Il leader dei socialisti tedeschi, Martin Schulz, non sarà il ministro degli Esteri del prossimo governo Merkel. Dopo le indiscrezioni, ha dato lui stesso la conferma della rinuncia all'incarico, con un comunicato nel quale punta il dito sui "dibattiti sulla sua persona" interni al partito che lo hanno spinto a "rinunciare alla sua presenza nell'esecutivo". Pesa quindi la levata di scudi dell'ala dura della Spd, che non aveva accettato la nuova Grande Coalizione tra i socialisti e la Cdu di Merkel, rinfacciando all'ex presidente del Parlamento Europeo di aver garantito, lo scorso dicembre, che non sarebbe mai entrato in un nuovo governo guidato dalla cancelliera, contro la quale si era candidato alle elezioni dello scorso settembre. "Gli interessi del partito devono prevalere sulle mie ambizioni personali", ha dichiarato Schulz, esprimendo l'auspicio che il suo gesto "ponga fine al dibattito personale interno nella Spd".
A portare il dibattito al punto di non ritorno è stata una durissima intervista del ministro degli Esteri uscente, il collega di partito Sigmar Gabriel, che ha attaccato personalmente Schulz per non aver chiesto la sua riconferma. "È purtroppo evidente che l'apprezzamento dell'opinione pubblica per il mio lavoro non ha significato assolutamente nulla per la nuova leadership della Spd", ha affermato Gabriel.
La fronda dei 'Jusos'
La formula della Grosse Koalition, che ha retto la Germania dal 2005 al 2009 e dal 2013 al 2017, è invisa a larga parte del partito di Schulz, in particolare agli esponenti più giovani, i cosiddetti 'Jusos'. Secondo i critici, l'abbraccio con i conservatori è stato mortale per la Spd, che è stata percepita come un debole partner di minoranza dagli elettori, che la hanno punita alle scorse elezioni con un 20,5% che è il minimo storico di consensi per i socialisti. Il timore di Schulz è che i numerosi avversari interni dell'accordo appena negoziato possano far cadere l'intesa in occasione del referendum di partito che si terrà dal 20 febbraio al 2 marzo. Un passo di lato del leader, spera Schulz, dovrebbe riportare un po' di pace. Si prevede che, dopo il referendum, Schulz lascerà inoltre la guida del partito all'ex ministro del Lavoro Andrea Nahles, che diventerebbe la prima donna a guidare la Spd.
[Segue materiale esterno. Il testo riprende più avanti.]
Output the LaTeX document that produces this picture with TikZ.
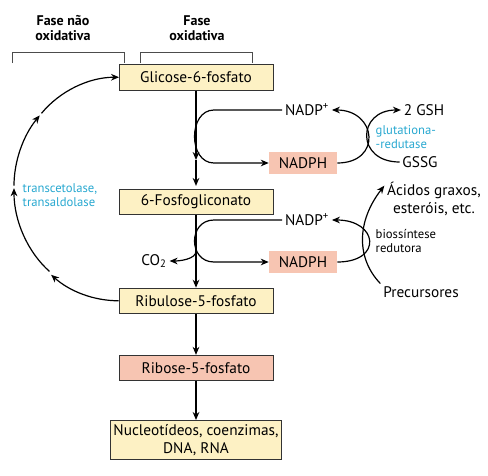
\documentclass[tikz,border=0pt]{standalone}
\usepackage{fontspec}
\setmainfont{PT Sans}
\usepackage{tikz}
\usetikzlibrary{arrows.meta, positioning}

\definecolor{boxyellow}{RGB}{253,241,196}
\definecolor{boxsalmon}{RGB}{247,197,178}
\definecolor{enzcyan}{RGB}{40,168,208}

\newcommand{\mainsize}{\fontsize{11.5}{13.5}\selectfont}
\newcommand{\smallsize}{\fontsize{9.5}{11}\selectfont}

\tikzstyle{block}  = [rectangle, minimum width=115.5pt, minimum height=19pt,
                      text centered, draw=black!80, line width=0.6pt]
\tikzstyle{yblock} = [block, fill=boxyellow]
\tikzstyle{sblock} = [block, fill=boxsalmon]
\tikzstyle{cofac}  = [rectangle, fill=boxsalmon, minimum width=51pt,
                      minimum height=17pt]
\tikzstyle{lbl}    = [inner sep=2pt]
\tikzstyle{enz}    = [font=\smallsize, align=left, text=enzcyan]
\tikzstyle{arrow}  = [-{Stealth[length=6pt, width=5pt]}, line width=0.9pt]
\tikzstyle{bracket}= [line width=0.5pt, draw=black!70]

\begin{document}
\begin{tikzpicture}[x=0.75pt, y=0.75pt, font=\mainsize]
  \useasboundingbox (0,0) rectangle (488,-475);

  % main column
  \node[yblock] (glc) at (196,-77.5) {Glicose-6-fosfato};
  \node[yblock, below=73.5pt of glc] (fos) {6-Fosfogliconato};
  \node[yblock, below=54.75pt of fos] (rib) {Ribulose-5-fosfato};
  \node[sblock, below=30.75pt of rib] (ribo) {Ribose-5-fosfato};
  \node[yblock, below=29.25pt of ribo, minimum width=124.5pt,
        minimum height=29pt, inner sep=2pt, align=center] (nuc)
    {Nucleotídeos, coenzimas,\\DNA, RNA};

  % phases
  \node[font=\fontsize{10.5}{11.25}\selectfont\bfseries, align=center] (fnox)
    at (63,-28) {Fase não\\oxidativa};
  \node[font=\fontsize{10.5}{11.25}\selectfont\bfseries, align=center] (fox)
    at (197,-28) {Fase\\oxidativa};
  \draw[bracket] (12,-63) -- (12,-52) -- (124,-52) -- (124,-63);
  \draw[bracket] (140,-63) -- (140,-52) -- (252,-52) -- (252,-63);

  % side products
  \node[lbl] (nadpa) at (307,-110) {NADP\textsuperscript{+}};
  \node[cofac] (nadpha) at (303,-163) {NADPH};
  \node[lbl] (gsh) at (424,-110) {2 GSH};
  \node[lbl] (gssg) at (420,-162) {GSSG};
  \node[enz, anchor=west] (glut) at (371,-137) {glutationa-\\-redutase};
  \node[lbl] (nadpb) at (307,-220) {NADP\textsuperscript{+}};
  \node[cofac] (nadphb) at (303,-262) {NADPH};
  \node[lbl, align=center] (acid) at (434,-199) {Ácidos graxos,\\esteróis, etc.};
  \node[font=\smallsize, align=left, anchor=west] (bios) at (371,-241)
    {biossíntese\\redutora};
  \node[lbl] (prec) at (421,-292) {Precursores};
  \node[lbl] (co2) at (154,-261) {CO\textsubscript{2}};
  \node[enz, anchor=west] (trans) at (18,-195) {transcetolase,\\transaldolase};

  \coordinate (c1) at (214,0);
  \coordinate (m1) at (196,-160);
  \coordinate (l1) at (51.5,-273.2);
  \coordinate (l2) at (14,-188.2);
  \coordinate (l3) at (39.8,-115.4);

  % main path
  \draw[arrow] (glc) -- (m1);
  \draw[arrow, shorten >=2pt] (m1) -- (fos);
  \draw[arrow] (fos) -- coordinate (br) (rib);
  \draw[arrow] (rib) -- (ribo);
  \draw[arrow] (ribo) -- (nuc);
  \draw[arrow] (br) .. controls +(0,-8) and +(10,0) .. (co2.east);

  % NADPH loops
  \draw[arrow] (nadpa.west) -- (nadpa.west -| c1)
    .. controls +(-26,0) and +(-26,0) .. (nadpha.west -| c1) -- (nadpha.west);
  \draw[arrow] (nadpb.west) -- (nadpb.west -| c1)
    .. controls +(-26,0) and +(-26,0) .. (nadphb.west -| c1) -- (nadphb.west);
  \draw[arrow] (nadpha.east) .. controls +(45,0) and +(45,0) .. (nadpa.east);
  \draw[arrow] (gssg.west) .. controls +(-44,0) and +(-44,0) .. (gsh.west);
  \draw[arrow] (nadphb.east) .. controls +(46,0) and +(46,0) .. (nadpb.east);
  \draw[arrow] (prec.north west) .. controls +(-24,25) and +(-28,-36) .. (acid.165);

  % non-oxidative return
  \draw[arrow] (rib.west) arc[start angle=270, end angle=230, x radius=105, y radius=111];
  \draw[arrow, shorten <=2pt] (l1) arc[start angle=230, end angle=180, x radius=105, y radius=111];
  \draw[arrow, shorten <=2pt] (l2) arc[start angle=180, end angle=139, x radius=105, y radius=111];
  \draw[arrow, shorten <=2pt] (l3) arc[start angle=139, end angle=90, x radius=105, y radius=111];
\end{tikzpicture}
\end{document}
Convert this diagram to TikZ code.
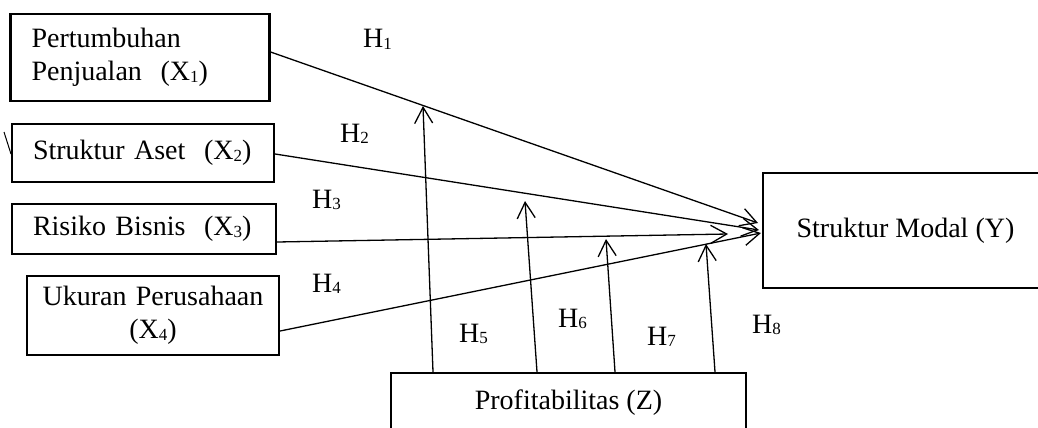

Ma anche la Cdu ha i suoi problemi
Non ancora in carica, il futuro governo di Angela Merkel è quindi già nel pieno della tempesta. Anche perché non c'é soltanto il 'caso-Schulz'. Nel partito della cancelliera in molti la accusano di aver fatto troppe concessioni ai socialdemocratici, che nello schema di governo conquisterebbero larga parte dei ministeri chiave (Finanze, Giustizia ed Esteri) al solo scopo di evitare elezioni anticipate. Anche la Cdu dovrà dare il disco verde alla Grande Coalizione con il congresso il 26 febbraio. Se una bocciatura è improbabile, i mille delegati possono ancora sottoporre la Merkel a un intenso confronto. "Non ci accontenteremo e basta", ha avvertito sul quotidiano popolare Bild la deputata Sylvia Pantel. Un suo collega, l'influente Norbert Rottgen, ha invece lamentato che la Spd, uscita perdente dalle elezioni, lascerà ai conservatori, come dicasteri di peso, solo l'Economia e la Difesa. Non solo, Merkel sarebbe l'unica rappresentante della ex Germania dell'Est, un'area nella quale il sentimento di esclusione è ancora molto forte quasi trenta anni dopo la caduta del muro di Berlino. Un sentimento sul quale l'estrema destra dell'Afd ha costruito buona parte del suo crescente consenso.